Yesterday saw not only hospitalizations cross the 100,000-milestone, a near double from November 3rd. But fatalities hit a record high. These are the statistics that make headlines and force the hands of even the most relaxed states. Healthcare job creation will withstand a fresh blow as elective procedures get postponed anew. And spreading stay-at-home orders and shutdowns will arrest the advances in leisure & hospitality.
The city most affected, which keeps thwarting one of our ability to visit it, is New York, especially the New York City metro area which boasts the biggest service sector footprint in the nation. The Empire State’s private service sector accounts for 82% of gross state product, the highest for any state and well north of the 70% nationwide average.
In November, the New York Fed’s Services survey continued to reflect an extremely depressed business climate with a vast majority of firms indicating the operating environment was worse than normal (blue line).
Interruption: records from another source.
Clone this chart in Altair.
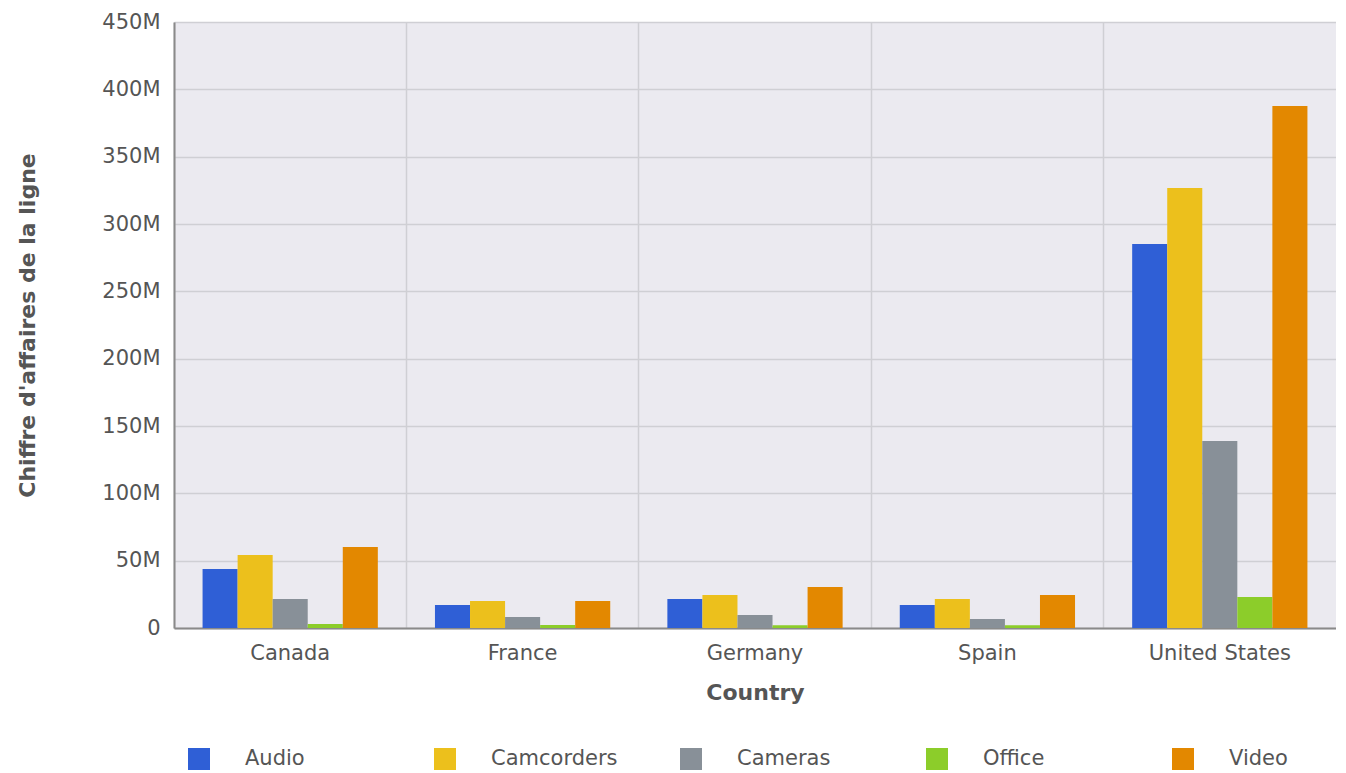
import altair as alt
import pandas as pd

countries = ["Canada", "France", "Germany", "Spain", "United States"]
lines = ["Audio", "Camcorders", "Cameras", "Office", "Video"]
audio = [43.8e6, 17.1e6, 21.5e6, 17.0e6, 285.1e6]
camcorders = [54.2e6, 20.0e6, 24.5e6, 21.5e6, 326.7e6]
cameras = [21.5e6, 8.2e6, 9.7e6, 6.7e6, 138.9e6]
office = [3.0e6, 2.2e6, 2.0e6, 2.0e6, 23.0e6]
video = [60.1e6, 20.0e6, 30.4e6, 24.5e6, 387.6e6]
colors = ["#2f5fd6", "#ecc01c", "#889098", "#8ccd2a", "#e38800"]

series = dict(zip(lines, [audio, camcorders, cameras, office, video]))
rows = []
for ln, vals in series.items():
    for c, v in zip(countries, vals):
        rows.append({"Country": c, "Line": ln, "Revenue": v})
df = pd.DataFrame(rows)

FONT = "DejaVu Sans"
TXT = "#555555"

chart = alt.Chart(df).mark_bar().encode(
    x=alt.X("Country:N", sort=countries,
            scale=alt.Scale(paddingInner=0, paddingOuter=0),
            axis=alt.Axis(title="Country", grid=True, bandPosition=0, labelAngle=0,
                          ticks=False, labelPadding=14, titlePadding=19,
                          domainColor="#8a8a8a", domainWidth=2)),
    xOffset=alt.XOffset("Line:N", sort=lines,
                        scale=alt.Scale(paddingInner=0, paddingOuter=0.815)),
    y=alt.Y("Revenue:Q", scale=alt.Scale(domain=[0, 450e6], nice=False),
            axis=alt.Axis(title="Chiffre d'affaires de la ligne", values=[i * 50e6 for i in range(10)],
                          labelExpr="datum.value == 0 ? '0' : (datum.value / 1000000) + 'M'",
                          ticks=False, labelPadding=14, titlePadding=62,
                          domainColor="#8a8a8a", domainWidth=2)),
    color=alt.Color("Line:N", sort=lines,
                    scale=alt.Scale(domain=lines, range=colors),
                    legend=alt.Legend(title=None, orient="none", legendX=14, legendY=726,
                                      direction="horizontal", columns=5, gridAlign="all",
                                      symbolType="square", symbolSize=484, symbolStrokeWidth=0,
                                      labelOffset=35, columnPadding=62, padding=0,
                                      labelFont=FONT, labelFontSize=21, labelColor=TXT)),
).properties(
    width=1162, height=606,
    padding={"left": 8, "top": 3, "right": 0, "bottom": 0},
).configure_view(
    fill="#ebeaf0", stroke=None
).configure_axis(
    gridColor="#cfcfd4", gridWidth=1.5,
    labelFont=FONT, labelFontSize=21, labelColor=TXT,
    titleFont=FONT, titleFontSize=22, titleColor=TXT, titleFontWeight="bold",
)

chart.save("out.html", embed_options={"renderer": "svg", "actions": False})
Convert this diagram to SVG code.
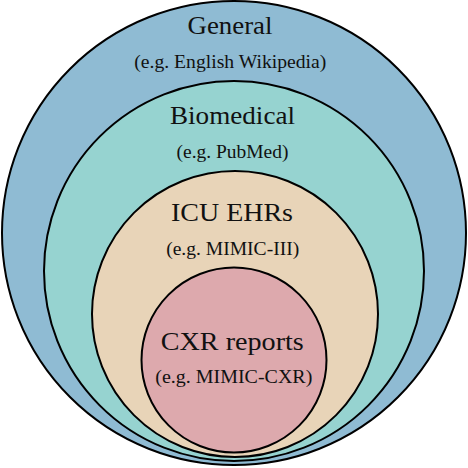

Not coincidentally, the current business climate in New York and payrolls at the largest service firms have drawn the same path in 2020.
As if on cue, the ISM-New York employment index registered its biggest decline on record; the -23.8-point swing relapsed employment from 58.4 in October to 34.6 in November (green line). Based on these guides, and if ADP had reported at the state level, we would wager that New York’s largest service company payrolls have shifted back into downsizing mode.
The Fed’s Beige Book echoed ISM-New York on the labor front. The New York Fed District cited a major employment agency that “reported that hiring has remained moribund and anticipated a rough patch through the winter but expressed hope for a pickup later in 2021.”
Zooming out — excuse the pun — Work from Home (WFH) is the clearest threat to the next generation of new office construction. As we recently noted, apartment rent headwinds were not contained to New York; they were omnipresent in nearly two-thirds of the top 100 cities and rampant in the top 25 major cities.
Since its 2015 inception, the Zillow Observed Rent Index has corresponded to the path of private office construction spending; the year-over-year rates of the two metrics have a robust .76 correlation. The urban flight narrative intersecting with WFH has meant more workers living away from where the highest concentration of offices is domiciled.
It’s difficult to imagine a continued deterioration. And yet, Anthony Sanders of Confounded Interest, a real estate data blog, reported that the average office occupancy of the country’s largest 10 cities had hit a post-pandemic low of 17.6% in the week ended November 25th. At 24.2%, Dallas is the least awful while at the opposite end of the spectrum, San Francisco broke down to the single digits, to 9.9%. New York was not far behind, with the second-worst 10.5% showing.
At the risk of your thinking the worst of the coming downturn on Office is limited to the biggest cities, nine of the 12 Federal Reserve Districts reported weakness in their respective office sectors. In other words, it’s a story of National Negativity, Not a New York Novella. The absent office building cycle is poised to morph into an extended slump.